*Stated exercise*: Return all lines in the material below that contain "React".
▼
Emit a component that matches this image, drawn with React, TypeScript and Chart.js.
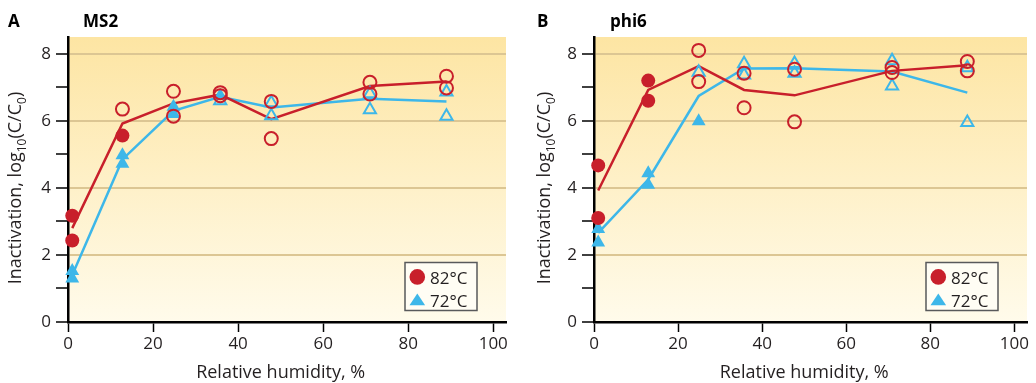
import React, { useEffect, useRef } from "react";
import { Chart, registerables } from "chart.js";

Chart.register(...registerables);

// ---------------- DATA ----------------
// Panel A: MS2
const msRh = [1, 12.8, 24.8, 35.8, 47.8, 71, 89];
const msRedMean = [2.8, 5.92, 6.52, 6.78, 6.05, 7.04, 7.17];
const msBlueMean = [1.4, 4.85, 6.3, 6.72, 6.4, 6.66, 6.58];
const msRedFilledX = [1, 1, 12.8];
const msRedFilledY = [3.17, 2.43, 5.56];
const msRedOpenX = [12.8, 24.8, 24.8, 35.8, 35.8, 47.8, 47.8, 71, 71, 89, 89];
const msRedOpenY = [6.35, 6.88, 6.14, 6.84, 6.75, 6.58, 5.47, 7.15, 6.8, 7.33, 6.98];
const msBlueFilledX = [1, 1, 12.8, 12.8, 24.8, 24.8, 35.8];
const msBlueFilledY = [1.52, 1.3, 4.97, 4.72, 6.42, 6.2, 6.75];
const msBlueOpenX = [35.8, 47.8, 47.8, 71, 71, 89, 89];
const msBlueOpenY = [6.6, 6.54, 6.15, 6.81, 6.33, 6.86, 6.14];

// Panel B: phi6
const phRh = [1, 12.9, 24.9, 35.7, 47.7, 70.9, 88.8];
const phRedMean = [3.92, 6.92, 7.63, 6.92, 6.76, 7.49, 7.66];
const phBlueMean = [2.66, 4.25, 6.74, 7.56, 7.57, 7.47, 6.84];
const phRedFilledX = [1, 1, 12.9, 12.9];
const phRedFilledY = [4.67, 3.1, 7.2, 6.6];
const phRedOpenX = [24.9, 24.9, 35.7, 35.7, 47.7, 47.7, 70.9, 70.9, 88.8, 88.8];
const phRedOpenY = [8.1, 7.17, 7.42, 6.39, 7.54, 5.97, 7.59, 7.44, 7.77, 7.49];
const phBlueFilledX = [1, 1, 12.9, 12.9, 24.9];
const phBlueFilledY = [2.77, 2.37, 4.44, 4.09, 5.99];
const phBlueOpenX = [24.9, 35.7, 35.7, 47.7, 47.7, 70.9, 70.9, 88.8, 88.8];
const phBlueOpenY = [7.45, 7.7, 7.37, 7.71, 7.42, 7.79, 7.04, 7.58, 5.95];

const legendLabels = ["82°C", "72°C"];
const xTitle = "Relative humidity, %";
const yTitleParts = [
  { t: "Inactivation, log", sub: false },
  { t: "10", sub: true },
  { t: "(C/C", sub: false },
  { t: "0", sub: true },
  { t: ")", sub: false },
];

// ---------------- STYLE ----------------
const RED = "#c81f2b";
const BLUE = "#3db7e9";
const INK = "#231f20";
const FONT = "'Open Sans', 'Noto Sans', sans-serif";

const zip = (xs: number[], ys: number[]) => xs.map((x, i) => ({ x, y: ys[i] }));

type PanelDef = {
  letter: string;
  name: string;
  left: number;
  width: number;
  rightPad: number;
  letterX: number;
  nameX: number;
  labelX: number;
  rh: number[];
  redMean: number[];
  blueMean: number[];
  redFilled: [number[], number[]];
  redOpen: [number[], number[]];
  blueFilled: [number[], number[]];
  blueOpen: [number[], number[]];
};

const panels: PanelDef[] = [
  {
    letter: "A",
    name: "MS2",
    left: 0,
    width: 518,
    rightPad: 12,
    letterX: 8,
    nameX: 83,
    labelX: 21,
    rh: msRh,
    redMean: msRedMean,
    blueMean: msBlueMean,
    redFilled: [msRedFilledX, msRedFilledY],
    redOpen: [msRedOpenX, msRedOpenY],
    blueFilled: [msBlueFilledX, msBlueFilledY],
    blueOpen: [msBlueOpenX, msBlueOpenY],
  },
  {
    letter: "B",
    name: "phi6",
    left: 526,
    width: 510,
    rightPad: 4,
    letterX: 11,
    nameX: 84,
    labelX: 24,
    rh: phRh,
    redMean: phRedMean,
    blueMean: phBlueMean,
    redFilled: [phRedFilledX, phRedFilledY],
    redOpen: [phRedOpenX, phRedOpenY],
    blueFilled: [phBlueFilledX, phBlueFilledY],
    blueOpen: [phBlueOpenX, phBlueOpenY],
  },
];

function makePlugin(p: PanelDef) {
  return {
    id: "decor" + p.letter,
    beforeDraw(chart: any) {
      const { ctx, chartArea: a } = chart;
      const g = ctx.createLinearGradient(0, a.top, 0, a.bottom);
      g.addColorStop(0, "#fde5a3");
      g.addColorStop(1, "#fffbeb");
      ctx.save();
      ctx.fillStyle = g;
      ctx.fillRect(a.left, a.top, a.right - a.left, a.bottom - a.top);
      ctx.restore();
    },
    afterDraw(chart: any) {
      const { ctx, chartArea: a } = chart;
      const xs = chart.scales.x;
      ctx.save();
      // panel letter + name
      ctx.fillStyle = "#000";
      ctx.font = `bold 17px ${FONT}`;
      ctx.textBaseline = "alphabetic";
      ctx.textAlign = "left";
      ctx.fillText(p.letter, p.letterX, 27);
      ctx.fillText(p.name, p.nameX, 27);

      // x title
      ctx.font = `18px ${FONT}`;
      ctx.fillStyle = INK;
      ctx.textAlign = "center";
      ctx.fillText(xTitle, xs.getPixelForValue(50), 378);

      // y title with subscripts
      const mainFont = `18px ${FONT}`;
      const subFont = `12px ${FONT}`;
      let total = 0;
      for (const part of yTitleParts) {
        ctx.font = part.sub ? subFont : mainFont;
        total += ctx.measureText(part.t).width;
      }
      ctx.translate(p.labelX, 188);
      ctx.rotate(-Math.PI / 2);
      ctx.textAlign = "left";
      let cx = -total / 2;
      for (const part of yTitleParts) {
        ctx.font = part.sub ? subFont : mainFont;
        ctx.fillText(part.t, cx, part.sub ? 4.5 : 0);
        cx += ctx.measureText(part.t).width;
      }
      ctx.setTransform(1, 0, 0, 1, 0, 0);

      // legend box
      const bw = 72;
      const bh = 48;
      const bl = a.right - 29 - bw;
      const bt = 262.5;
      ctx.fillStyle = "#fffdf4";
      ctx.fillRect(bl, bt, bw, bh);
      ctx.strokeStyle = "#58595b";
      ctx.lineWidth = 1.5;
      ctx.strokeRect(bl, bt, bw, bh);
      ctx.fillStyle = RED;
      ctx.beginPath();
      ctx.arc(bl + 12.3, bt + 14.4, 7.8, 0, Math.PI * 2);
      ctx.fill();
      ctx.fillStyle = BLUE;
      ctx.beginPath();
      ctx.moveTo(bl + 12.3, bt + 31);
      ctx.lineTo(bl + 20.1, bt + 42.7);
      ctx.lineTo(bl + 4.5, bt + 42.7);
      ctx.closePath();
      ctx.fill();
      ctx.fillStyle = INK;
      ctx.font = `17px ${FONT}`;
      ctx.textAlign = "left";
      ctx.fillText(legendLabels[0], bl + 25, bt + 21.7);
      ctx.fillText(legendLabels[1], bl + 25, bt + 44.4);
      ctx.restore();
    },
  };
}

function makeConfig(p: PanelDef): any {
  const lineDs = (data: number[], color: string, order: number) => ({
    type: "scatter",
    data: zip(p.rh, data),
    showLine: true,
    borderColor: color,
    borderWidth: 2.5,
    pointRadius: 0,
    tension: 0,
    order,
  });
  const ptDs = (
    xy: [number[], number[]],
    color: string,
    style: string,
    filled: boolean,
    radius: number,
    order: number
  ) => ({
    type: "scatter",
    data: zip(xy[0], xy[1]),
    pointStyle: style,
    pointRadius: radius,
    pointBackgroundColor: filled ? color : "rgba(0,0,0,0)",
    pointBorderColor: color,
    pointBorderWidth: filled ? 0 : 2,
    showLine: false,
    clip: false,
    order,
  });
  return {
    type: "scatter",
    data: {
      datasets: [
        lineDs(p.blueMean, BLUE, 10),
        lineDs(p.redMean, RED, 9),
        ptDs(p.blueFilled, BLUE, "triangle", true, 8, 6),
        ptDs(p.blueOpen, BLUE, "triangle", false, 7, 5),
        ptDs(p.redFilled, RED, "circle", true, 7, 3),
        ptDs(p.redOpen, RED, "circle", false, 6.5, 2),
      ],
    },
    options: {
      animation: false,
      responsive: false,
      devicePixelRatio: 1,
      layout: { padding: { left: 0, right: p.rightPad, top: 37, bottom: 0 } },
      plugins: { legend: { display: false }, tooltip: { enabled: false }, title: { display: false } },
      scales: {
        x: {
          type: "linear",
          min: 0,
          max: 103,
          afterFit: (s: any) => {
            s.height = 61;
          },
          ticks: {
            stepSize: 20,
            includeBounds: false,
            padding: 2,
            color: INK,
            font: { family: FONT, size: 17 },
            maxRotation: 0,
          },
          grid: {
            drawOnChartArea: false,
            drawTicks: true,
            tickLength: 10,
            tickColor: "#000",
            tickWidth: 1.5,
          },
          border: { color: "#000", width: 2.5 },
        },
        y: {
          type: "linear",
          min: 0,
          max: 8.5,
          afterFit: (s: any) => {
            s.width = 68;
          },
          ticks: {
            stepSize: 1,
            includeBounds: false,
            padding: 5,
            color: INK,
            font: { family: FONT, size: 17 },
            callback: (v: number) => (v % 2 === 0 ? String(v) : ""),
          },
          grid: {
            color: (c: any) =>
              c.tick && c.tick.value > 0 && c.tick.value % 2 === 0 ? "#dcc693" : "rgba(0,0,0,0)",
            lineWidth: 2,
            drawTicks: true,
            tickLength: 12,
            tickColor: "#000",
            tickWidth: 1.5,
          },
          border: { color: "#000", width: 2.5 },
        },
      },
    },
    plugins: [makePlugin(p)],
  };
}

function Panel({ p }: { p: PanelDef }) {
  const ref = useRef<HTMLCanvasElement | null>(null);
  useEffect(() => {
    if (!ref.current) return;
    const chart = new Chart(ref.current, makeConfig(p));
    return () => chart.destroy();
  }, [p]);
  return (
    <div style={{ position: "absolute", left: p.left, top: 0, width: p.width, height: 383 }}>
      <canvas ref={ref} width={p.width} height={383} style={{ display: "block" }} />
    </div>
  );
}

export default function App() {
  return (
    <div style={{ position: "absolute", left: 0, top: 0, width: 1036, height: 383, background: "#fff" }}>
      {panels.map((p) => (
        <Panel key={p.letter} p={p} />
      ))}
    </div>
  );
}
▲
*Finished task*:
Emit a component that matches this image, drawn with React, TypeScript and Chart.js.
import React, { useEffect, useRef } from "react";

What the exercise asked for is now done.